For the record though, the wav muxer of ffmpeg does NOT (at least not properly) support the quirky case just mentioned as far as I can see. (Both field would be written with the value of 0, I think, if such stream is not rejected.)

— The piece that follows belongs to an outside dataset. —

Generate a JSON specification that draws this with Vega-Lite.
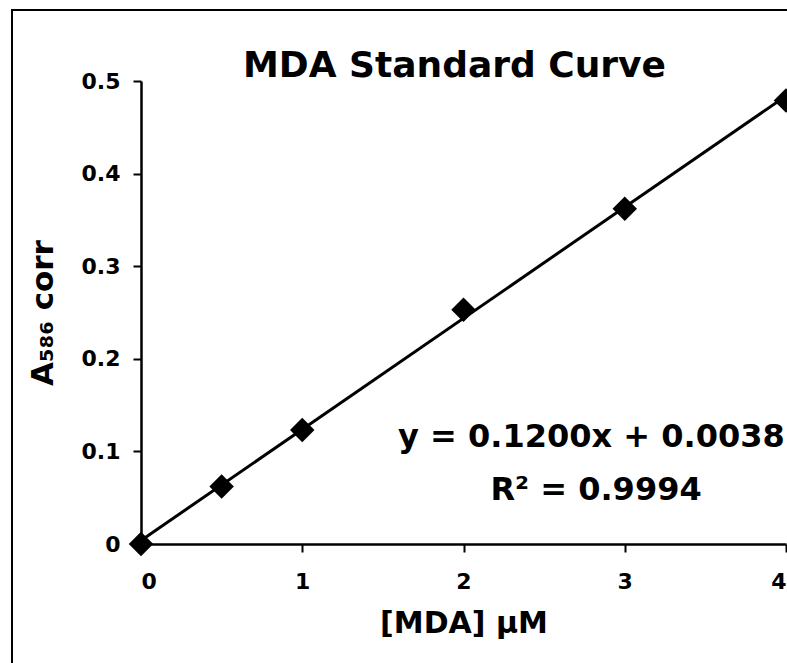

In case you really need ffmpeg to write the header in the format of PCMWAVEFORMAT for some 24-bit audio, you can consider to build it with the following patch:
diff --git a/libavformat/riff.h b/libavformat/riff.h
index 85d6786663..5794857f53 100644
--- a/libavformat/riff.h
+++ b/libavformat/riff.h
@@ -57,6 +57,11 @@ void ff_put_bmp_header(AVIOContext *pb, AVCodecParameters *par, int for_asf, int */ #define FF_PUT_WAV_HEADER_SKIP_CHANNELMASK 0x00000002
+/**
+ * Tell ff_put_wav_header() not to write WAVEFORMATEXTENSIBLE extensions if possible.
+ */
+#define FF_PUT_WAV_HEADER_FORCE_PCMWAVEFORMAT 0x00000004
+ /** * Write WAVEFORMAT header structure. *
diff --git a/libavformat/riffenc.c b/libavformat/riffenc.c
index ffccfa3d48..4dc8ca6e0f 100644
--- a/libavformat/riffenc.c
+++ b/libavformat/riffenc.c
@@ -80,9 +80,9 @@ int ff_put_wav_header(AVFormatContext *s, AVIOContext *pb, waveformatextensible = (par->channels > 2 && par->channel_layout) || par->channels == 1 && par->channel_layout && par->channel_layout != AV_CH_LAYOUT_MONO || par->channels == 2 && par->channel_layout && par->channel_layout != AV_CH_LAYOUT_STEREO ||
- par->sample_rate > 48000 || par->codec_id == AV_CODEC_ID_EAC3 ||
- av_get_bits_per_sample(par->codec_id) > 16;
+ ((par->sample_rate > 48000 || av_get_bits_per_sample(par->codec_id) > 16) &&
+ !(flags & FF_PUT_WAV_HEADER_FORCE_PCMWAVEFORMAT)); if (waveformatextensible) avio_wl16(pb, 0xfffe);
diff --git a/libavformat/wavenc.c b/libavformat/wavenc.c
index 2317700be1..bd41d6eeb3 100644
--- a/libavformat/wavenc.c
+++ b/libavformat/wavenc.c
@@ -83,6 +83,7 @@ typedef struct WAVMuxContext { int peak_block_pos; int peak_ppv; int peak_bps;
+ int extensible; } WAVMuxContext; #if CONFIG_WAV_MUXER
@@ -324,9 +325,10 @@ static int wav_write_header(AVFormatContext *s) } if (wav->write_peak != PEAK_ONLY) {
+ int flags = !wav->extensible ? FF_PUT_WAV_HEADER_FORCE_PCMWAVEFORMAT : 0; /* format header */ fmt = ff_start_tag(pb, "fmt ");
- if (ff_put_wav_header(s, pb, s->streams[0]->codecpar, 0) < 0) {
+ if (ff_put_wav_header(s, pb, s->streams[0]->codecpar, flags) < 0) { av_log(s, AV_LOG_ERROR, "Codec %s not supported in WAVE format\n", avcodec_get_name(s->streams[0]->codecpar->codec_id)); return AVERROR(ENOSYS);
@@ -494,6 +496,7 @@ static const AVOption options[] = { { "peak_block_size", "Number of audio samples used to generate each peak frame.", OFFSET(peak_block_size), AV_OPT_TYPE_INT, { .i64 = 256 }, 0, 65536, ENC }, { "peak_format", "The format of the peak envelope data (1: uint8, 2: uint16).", OFFSET(peak_format), AV_OPT_TYPE_INT, { .i64 = PEAK_FORMAT_UINT16 }, PEAK_FORMAT_UINT8, PEAK_FORMAT_UINT16, ENC }, { "peak_ppv", "Number of peak points per peak value (1 or 2).", OFFSET(peak_ppv), AV_OPT_TYPE_INT, { .i64 = 2 }, 1, 2, ENC },
+ { "extensible", "Write WAVEFORMATEXTENSIBLE extensions.", OFFSET(extensible), AV_OPT_TYPE_BOOL, { .i64 = 1 }, 0, 1, ENC }, { NULL }, }; Then by adding -extensible 0 before the output file path / name, you should be able to get what you called a "regular" 24-bit WAVE file.